The Senate Leadership Fund ad says Bredesen holds up to $1 million in Johnson & Johnson stock, and the company and its subsidiaries have faced lawsuits over its opioids. The Senate Leadership Fund said it was spending $1.8 million on that ad and $13.6 million in Tennessee total to date.

Tennessee had five opioid-related deaths per 100,000 people when Bredesen became governor in 2003, compared to 4.5 nationally, according to data from the U.S. Centers for Disease Control and Prevention. The Tennessee death rate grew to 10.1 in 2011, when Bredesen left office, compared to 7.3 nationally, the data show.

Bredesen would be one of the wealthiest members of Congress if elected. He has said his extensive list of investments is sensible, realistic and has “nothing weird in there.” In 2002, when Bredesen was running for governor, he reported investments of at least $250,000 in 71 companies, including Johnson & Johnson.

Bredesen’s campaign called the attack the “kind of muck that Tennesseans hate from DC.”

Blackburn took to TV to say she’s working with both parties to solve the crisis, seeking “$1 billion in new funding, new treatment options for veterans, and tough criminal penalties on drug makers who flood Tennessee with pills.”

But Bredesen featured retired DEA investigator Jim Geldhof in another spot attacking Blackburn on the legislation she co-sponsored.

The issue offers Democrats a less partisan line of attack in the red state, where Blackburn has linked Bredesen to national Democrats at every turn, criticizing his opposition to Trump’s proposed U.S.-Mexico border wall and tax cuts.

Majority Forward, a political group aligned with Democratic Senate Minority Leader Chuck Schumer, has led the attacks on Blackburn, the DEA law and her pharmaceutical industry campaign contributions. The group has spent more than $10.1 million in Tennessee, including at least six ads attacking Blackburn on opioids.

Rannazzisi and Blackburn have sparred previously about the law.
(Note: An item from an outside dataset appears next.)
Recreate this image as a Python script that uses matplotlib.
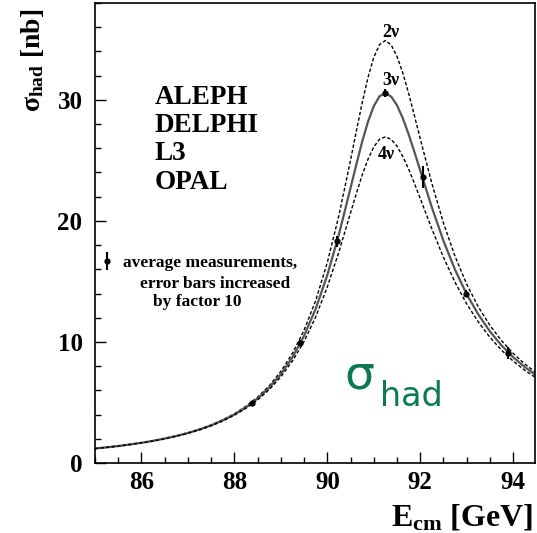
import numpy as np
import matplotlib
matplotlib.use('Agg')
import matplotlib.pyplot as plt
from matplotlib.ticker import MultipleLocator

plt.rcParams['font.family'] = ['Liberation Serif', 'DejaVu Serif']
plt.rcParams['font.weight'] = 'bold'
plt.rcParams['mathtext.fontset'] = 'custom'
plt.rcParams['mathtext.rm'] = 'Liberation Serif:bold'
plt.rcParams['mathtext.bf'] = 'Liberation Serif:bold'
plt.rcParams['mathtext.it'] = 'Liberation Serif'

############################## data

energy = [85.0, 85.25, 85.5, 85.75, 86.0, 86.25, 86.5, 86.75, 87.0, 87.25,
          87.5, 87.75, 88.0, 88.25, 88.5, 88.75, 89.0, 89.25, 89.5, 89.75,
          90.0, 90.25, 90.5, 90.625, 90.75, 90.875, 91.0, 91.125, 91.25,
          91.375, 91.5, 91.625, 91.75, 91.875, 92.0, 92.25, 92.5, 92.75,
          93.0, 93.25, 93.5, 93.75, 94.0, 94.25, 94.5]

sigma_2nu = [1.20, 1.30, 1.41, 1.54, 1.68, 1.84, 2.03, 2.25, 2.50, 2.80,
             3.15, 3.57, 4.07, 4.69, 5.44, 6.38, 7.56, 9.06, 10.97, 13.42,
             16.56, 20.45, 25.02, 27.43, 29.75, 31.84, 33.51, 34.57, 34.90,
             34.53, 33.59, 32.22, 30.54, 28.69, 26.79, 23.10, 19.82, 17.06,
             14.77, 12.90, 11.37, 10.10, 9.06, 8.18, 7.44]

sigma_3nu = [1.20, 1.29, 1.40, 1.53, 1.67, 1.83, 2.02, 2.23, 2.48, 2.77,
             3.11, 3.52, 4.01, 4.61, 5.33, 6.23, 7.34, 8.74, 10.51, 12.74,
             15.52, 18.89, 22.72, 24.67, 26.54, 28.18, 29.48, 30.30, 30.55,
             30.27, 29.55, 28.48, 27.16, 25.69, 24.16, 21.12, 18.35, 15.96,
             13.94, 12.27, 10.87, 9.71, 8.74, 7.93, 7.23]

sigma_4nu = [1.19, 1.29, 1.40, 1.52, 1.66, 1.82, 2.00, 2.21, 2.45, 2.74,
             3.07, 3.47, 3.95, 4.52, 5.21, 6.07, 7.12, 8.43, 10.05, 12.07,
             14.54, 17.45, 20.67, 22.27, 23.78, 25.09, 26.11, 26.75, 26.95,
             26.73, 26.17, 25.32, 24.28, 23.10, 21.85, 19.34, 16.99, 14.92,
             13.14, 11.65, 10.38, 9.32, 8.42, 7.66, 7.01]

meas_energy = [88.37, 89.42, 90.21, 91.24, 92.05, 92.98, 93.89]
meas_sigma = [4.93, 9.94, 18.3, 30.55, 23.6, 14.0, 9.1]
meas_err = [0.15, 0.2, 0.45, 0.35, 0.9, 0.3, 0.5]

experiments = ['ALEPH', 'DELPHI', 'L3', 'OPAL']

############################## plot

fig = plt.figure(figsize=(5.37, 5.33), dpi=100)
ax = fig.add_axes([95 / 537, 1 - 463 / 533, 440 / 537, 460 / 533])

ax.plot(energy, sigma_2nu, color='black', lw=1.0, ls=(0, (2.5, 1.5)))
ax.plot(energy, sigma_3nu, color='#555555', lw=1.6)
ax.plot(energy, sigma_4nu, color='black', lw=1.0, ls=(0, (2.5, 1.5)))

meas = ax.errorbar(meas_energy, meas_sigma, yerr=meas_err, fmt='o', color='black',
                   ms=3.5, elinewidth=1.5, capsize=0)

# curve labels just around each peak
ipk = int(np.argmax(sigma_3nu))
ax.annotate('2ν', (energy[ipk], max(sigma_2nu)), xytext=(4, 6), textcoords='offset points',
            ha='center', va='center', fontsize=13)
ax.annotate('3ν', (energy[ipk], max(sigma_3nu)), xytext=(4, 9), textcoords='offset points',
            ha='center', va='center', fontsize=13)
ax.annotate('4ν', (energy[ipk], max(sigma_4nu)), xytext=(1, -13), textcoords='offset points',
            ha='center', va='center', fontsize=13)

ax.text(0.136, 0.822, '\n'.join(experiments), transform=ax.transAxes, ha='left', va='top',
        fontsize=19.5, linespacing=1.17)

leg = ax.legend([meas], ['average measurements,'], loc='upper left', bbox_to_anchor=(-0.014, 0.479),
                frameon=False, fontsize=12.5, handlelength=0.65, handletextpad=0.6, borderpad=0.2)
ax.text(0.272, 0.389, 'error bars increased', transform=ax.transAxes,
        ha='center', va='center', fontsize=12.5)
ax.text(0.232, 0.349, 'by factor 10', transform=ax.transAxes,
        ha='center', va='center', fontsize=12.5)

# handwritten note
ax.text(0.60, 0.19, 'σ', transform=ax.transAxes, color='#0b7a52', fontsize=34,
        family='DejaVu Sans', fontweight='normal', ha='center', va='center')
ax.text(0.72, 0.145, 'had', transform=ax.transAxes, color='#0b7a52', fontsize=24,
        family='DejaVu Sans', fontweight='normal', ha='center', va='center')

ax.set_xlim(85, 94.47)
ax.set_ylim(0, 38)
ax.xaxis.set_major_locator(MultipleLocator(2))
ax.xaxis.set_minor_locator(MultipleLocator(0.5))
ax.yaxis.set_major_locator(MultipleLocator(10))
ax.yaxis.set_minor_locator(MultipleLocator(2))
ax.tick_params(which='both', direction='in', top=False, right=False, labelsize=18, width=1.0)
ax.tick_params(which='major', length=8)
ax.tick_params(which='minor', length=4.5)
ax.tick_params(axis='x', pad=6)
ax.tick_params(axis='y', pad=9)
for s in ax.spines.values():
    s.set_linewidth(1.2)

fig.text(0.993, 1 - 517 / 533, r'$\mathbf{E}_{\mathbf{cm}}$ [GeV]', ha='right', va='center', fontsize=23)
fig.text(32 / 537, 1 - 60 / 533, r'$\sigma_{\mathbf{had}}$ [nb]', rotation=90, ha='center', va='center',
         fontsize=20)

fig.savefig('out.png', dpi=100)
They engaged in a testy back and forth in an April 2014 House panel hearing about the bill.

Five months later, Blackburn and Marino sent a letter requesting an Office of Inspector General investigation into Rannazzisi, saying he tried to intimidate Congress in the July conversation. Rannazzisi said he was removed from his post in August 2015 and now works with state attorneys general suing the industry over opioids.

Blackburn has said the DEA missed its deadline to report to Congress in April 2017 about whether the law wasn’t working. Then in February, the Justice Department suggested changing to a “probable cause” standard, which Blackburn’s co-sponsored bill includes.
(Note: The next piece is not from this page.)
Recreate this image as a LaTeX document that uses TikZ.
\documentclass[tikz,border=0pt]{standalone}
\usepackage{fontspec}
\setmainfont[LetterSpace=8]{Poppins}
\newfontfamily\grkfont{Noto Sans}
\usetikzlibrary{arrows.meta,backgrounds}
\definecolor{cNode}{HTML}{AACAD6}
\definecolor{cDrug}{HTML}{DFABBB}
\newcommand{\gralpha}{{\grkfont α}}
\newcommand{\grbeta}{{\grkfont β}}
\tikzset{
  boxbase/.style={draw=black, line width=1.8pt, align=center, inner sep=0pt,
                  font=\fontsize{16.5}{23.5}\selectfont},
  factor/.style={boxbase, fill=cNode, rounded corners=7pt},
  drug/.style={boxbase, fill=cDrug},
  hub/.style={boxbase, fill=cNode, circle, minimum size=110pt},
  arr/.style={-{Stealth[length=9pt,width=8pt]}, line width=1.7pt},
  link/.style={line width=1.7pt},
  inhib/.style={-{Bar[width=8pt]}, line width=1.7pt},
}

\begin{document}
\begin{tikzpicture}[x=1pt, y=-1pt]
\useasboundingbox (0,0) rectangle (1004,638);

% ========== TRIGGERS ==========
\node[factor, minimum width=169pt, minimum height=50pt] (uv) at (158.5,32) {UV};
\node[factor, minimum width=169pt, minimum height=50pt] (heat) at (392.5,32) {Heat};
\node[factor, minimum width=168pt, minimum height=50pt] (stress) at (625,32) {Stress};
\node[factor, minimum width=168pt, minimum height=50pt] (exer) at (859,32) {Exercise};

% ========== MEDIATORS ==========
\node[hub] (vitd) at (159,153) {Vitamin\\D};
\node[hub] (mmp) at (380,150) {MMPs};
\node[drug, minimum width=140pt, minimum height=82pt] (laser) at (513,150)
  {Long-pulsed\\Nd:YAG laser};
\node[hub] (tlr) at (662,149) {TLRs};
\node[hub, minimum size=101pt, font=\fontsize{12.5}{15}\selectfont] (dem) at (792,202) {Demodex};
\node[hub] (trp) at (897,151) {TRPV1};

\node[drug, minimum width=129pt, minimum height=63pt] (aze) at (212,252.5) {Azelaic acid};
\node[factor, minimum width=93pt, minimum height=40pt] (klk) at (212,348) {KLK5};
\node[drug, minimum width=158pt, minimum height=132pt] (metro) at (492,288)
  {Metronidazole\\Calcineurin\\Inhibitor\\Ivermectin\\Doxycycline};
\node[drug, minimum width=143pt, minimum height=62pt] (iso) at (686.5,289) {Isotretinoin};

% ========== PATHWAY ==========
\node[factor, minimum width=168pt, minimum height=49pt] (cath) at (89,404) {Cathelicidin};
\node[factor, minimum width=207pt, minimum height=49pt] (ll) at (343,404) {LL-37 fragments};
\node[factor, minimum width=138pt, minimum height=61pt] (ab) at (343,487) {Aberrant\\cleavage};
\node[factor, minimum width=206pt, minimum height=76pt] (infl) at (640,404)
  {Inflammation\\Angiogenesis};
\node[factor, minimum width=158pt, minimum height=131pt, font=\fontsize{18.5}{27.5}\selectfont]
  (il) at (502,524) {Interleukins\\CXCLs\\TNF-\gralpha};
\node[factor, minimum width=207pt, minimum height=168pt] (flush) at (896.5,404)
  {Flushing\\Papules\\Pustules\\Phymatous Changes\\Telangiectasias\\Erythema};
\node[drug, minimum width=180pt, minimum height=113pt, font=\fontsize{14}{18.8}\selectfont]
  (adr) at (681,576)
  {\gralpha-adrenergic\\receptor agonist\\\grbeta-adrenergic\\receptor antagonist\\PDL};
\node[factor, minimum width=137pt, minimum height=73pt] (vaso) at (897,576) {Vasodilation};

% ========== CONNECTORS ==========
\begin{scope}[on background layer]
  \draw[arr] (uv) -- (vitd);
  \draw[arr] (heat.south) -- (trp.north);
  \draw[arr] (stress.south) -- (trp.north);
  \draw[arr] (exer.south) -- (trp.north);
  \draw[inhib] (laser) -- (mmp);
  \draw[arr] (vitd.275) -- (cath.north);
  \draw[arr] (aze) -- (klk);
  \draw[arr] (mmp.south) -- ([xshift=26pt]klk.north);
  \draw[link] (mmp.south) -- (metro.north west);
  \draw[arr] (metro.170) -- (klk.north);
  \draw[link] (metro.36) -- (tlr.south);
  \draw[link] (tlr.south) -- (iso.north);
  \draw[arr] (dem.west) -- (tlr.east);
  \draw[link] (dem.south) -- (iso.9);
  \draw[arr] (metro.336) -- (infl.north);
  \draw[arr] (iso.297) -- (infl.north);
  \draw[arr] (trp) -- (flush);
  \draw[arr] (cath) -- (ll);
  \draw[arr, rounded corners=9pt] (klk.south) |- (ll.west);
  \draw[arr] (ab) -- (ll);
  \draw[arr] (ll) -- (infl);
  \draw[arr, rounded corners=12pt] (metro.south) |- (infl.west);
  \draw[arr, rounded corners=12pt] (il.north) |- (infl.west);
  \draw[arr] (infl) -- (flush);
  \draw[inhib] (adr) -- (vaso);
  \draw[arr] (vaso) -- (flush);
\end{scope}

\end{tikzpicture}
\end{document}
Blackburn has expressed support for provisions such as a three-day federal opioid prescription limit, with exceptions for cancer and hospice treatment.

Rannazzisi said her focus should be on repealing the 2016 law.

“After the fact now, after you’ve been exposed, you now say, ‘Well, I’ve done this and that,’ do the public a favor,” Rannazzisi said. “If you want to do something, repeal the bill that got this all started.”